- GIVEN INSTRUCTION -
Below is a listing to write out in full, exactly as given, without its pictures.

- COLLECTED DATA -
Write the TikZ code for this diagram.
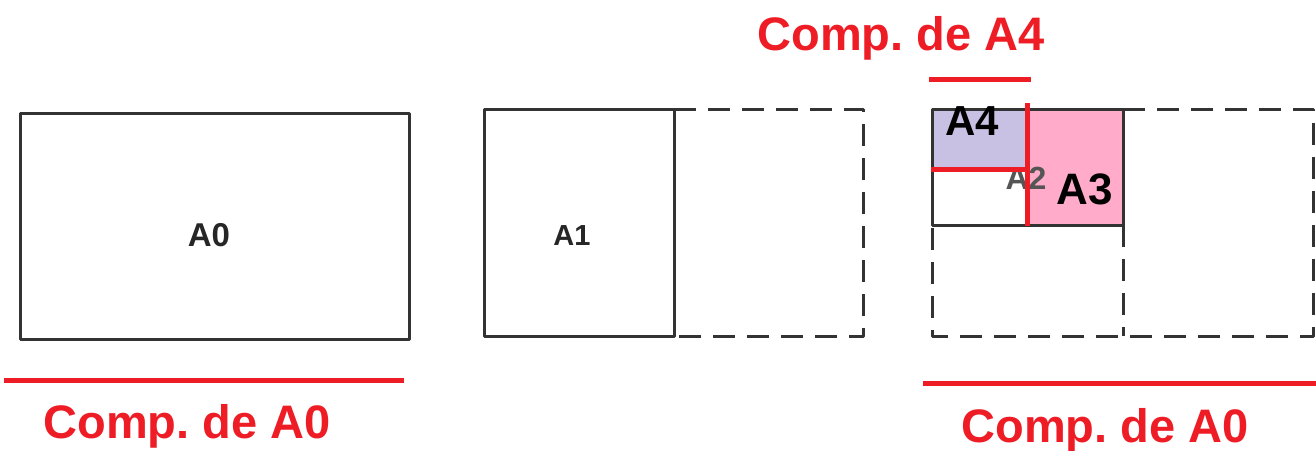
\documentclass[tikz,border=0pt]{standalone}
\usepackage{fontspec}
\setmainfont{Liberation Sans}
\frenchspacing
\definecolor{redc}{HTML}{EE1C25}
\definecolor{boxc}{HTML}{333333}
\definecolor{lav}{HTML}{C9C1E3}
\definecolor{pinkc}{HTML}{FFABC9}
\definecolor{graytext}{HTML}{555555}
\tikzset{
  solidbox/.style={draw=boxc,line width=3pt,line join=round},
  dashbox/.style={draw=boxc,line width=3pt,dash pattern=on 22pt off 12pt,line join=round},
  redline/.style={draw=redc,line width=5pt},
  redlabel/.style={text=redc,font=\bfseries\fontsize{47}{50}\selectfont,inner sep=0pt,anchor=base},
  sheetlabel/.style={text=black!85,font=\bfseries\fontsize{#1}{#1}\selectfont,inner sep=0pt},
  sheetlabel/.default=30
}
\begin{document}
\begin{tikzpicture}[x=1pt,y=-1pt]
\useasboundingbox (0,0) rectangle (1316,450);
% fills
\fill[lav] (932,109) rectangle (1027,169);
\fill[pinkc] (1027,109) rectangle (1123,225);
% group 1
\draw[solidbox] (20,113) rectangle (409,339);
\node[sheetlabel=33] (a0) at (209,235) {A0};
% group 2
\draw[solidbox] (484,109) rectangle (674,336);
\draw[dashbox] (674,109) -- (863,109) -- (863,336) -- (674,336);
\node[sheetlabel=29] (a1) at (572,236) {A1};
% group 3
\draw[dashbox] (1123,109) -- (1313,109) -- (1313,336) -- (932,336) -- (932,225);
\draw[dashbox] (1123,225) -- (1123,336);
\draw[solidbox] (932,109) rectangle (1123,225);
\node[sheetlabel=32,text=graytext] (a2) at (1026,178) {A2};
% red lines
\coordinate (t1) at (929,79); \coordinate (t2) at (1031,79);
\draw[redline] (t1) -- (t2);
\coordinate (v1) at (1027,103); \coordinate (v2) at (1027,226);
\draw[redline] (v1) -- (v2);
\coordinate (h1) at (931,169); \coordinate (h2) at (1027,169);
\draw[redline] (h1) -- (h2);
\coordinate (bl1) at (4,380); \coordinate (bl2) at (404,380);
\draw[redline] (bl1) -- (bl2);
\coordinate (br1) at (923,383); \coordinate (br2) at (1316,383);
\draw[redline] (br1) -- (br2);
% big labels
\node[sheetlabel=42,text=black] (a4) at (972,121) {A4};
\node[sheetlabel=44,text=black] (a3) at (1085,189) {A3};
% red labels
\node[redlabel] (ca4) at (901,50) {Comp. de A4};
\node[redlabel] (ca0l) at (187,438) {Comp. de A0};
\node[redlabel] (ca0r) at (1105,442) {Comp. de A0};
\end{tikzpicture}
\end{document}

- COMPLETED TASK -
Write the TikZ code for this diagram.
\documentclass[tikz,border=0pt]{standalone}
\usepackage{fontspec}
\setmainfont{Liberation Sans}
\frenchspacing
\definecolor{redc}{HTML}{EE1C25}
\definecolor{boxc}{HTML}{333333}
\definecolor{lav}{HTML}{C9C1E3}
\definecolor{pinkc}{HTML}{FFABC9}
\definecolor{graytext}{HTML}{555555}
\tikzset{
  solidbox/.style={draw=boxc,line width=3pt,line join=round},
  dashbox/.style={draw=boxc,line width=3pt,dash pattern=on 22pt off 12pt,line join=round},
  redline/.style={draw=redc,line width=5pt},
  redlabel/.style={text=redc,font=\bfseries\fontsize{47}{50}\selectfont,inner sep=0pt,anchor=base},
  sheetlabel/.style={text=black!85,font=\bfseries\fontsize{#1}{#1}\selectfont,inner sep=0pt},
  sheetlabel/.default=30
}
\begin{document}
\begin{tikzpicture}[x=1pt,y=-1pt]
\useasboundingbox (0,0) rectangle (1316,450);
% fills
\fill[lav] (932,109) rectangle (1027,169);
\fill[pinkc] (1027,109) rectangle (1123,225);
% group 1
\draw[solidbox] (20,113) rectangle (409,339);
\node[sheetlabel=33] (a0) at (209,235) {A0};
% group 2
\draw[solidbox] (484,109) rectangle (674,336);
\draw[dashbox] (674,109) -- (863,109) -- (863,336) -- (674,336);
\node[sheetlabel=29] (a1) at (572,236) {A1};
% group 3
\draw[dashbox] (1123,109) -- (1313,109) -- (1313,336) -- (932,336) -- (932,225);
\draw[dashbox] (1123,225) -- (1123,336);
\draw[solidbox] (932,109) rectangle (1123,225);
\node[sheetlabel=32,text=graytext] (a2) at (1026,178) {A2};
% red lines
\coordinate (t1) at (929,79); \coordinate (t2) at (1031,79);
\draw[redline] (t1) -- (t2);
\coordinate (v1) at (1027,103); \coordinate (v2) at (1027,226);
\draw[redline] (v1) -- (v2);
\coordinate (h1) at (931,169); \coordinate (h2) at (1027,169);
\draw[redline] (h1) -- (h2);
\coordinate (bl1) at (4,380); \coordinate (bl2) at (404,380);
\draw[redline] (bl1) -- (bl2);
\coordinate (br1) at (923,383); \coordinate (br2) at (1316,383);
\draw[redline] (br1) -- (br2);
% big labels
\node[sheetlabel=42,text=black] (a4) at (972,121) {A4};
\node[sheetlabel=44,text=black] (a3) at (1085,189) {A3};
% red labels
\node[redlabel] (ca4) at (901,50) {Comp. de A4};
\node[redlabel] (ca0l) at (187,438) {Comp. de A0};
\node[redlabel] (ca0r) at (1105,442) {Comp. de A0};
\end{tikzpicture}
\end{document}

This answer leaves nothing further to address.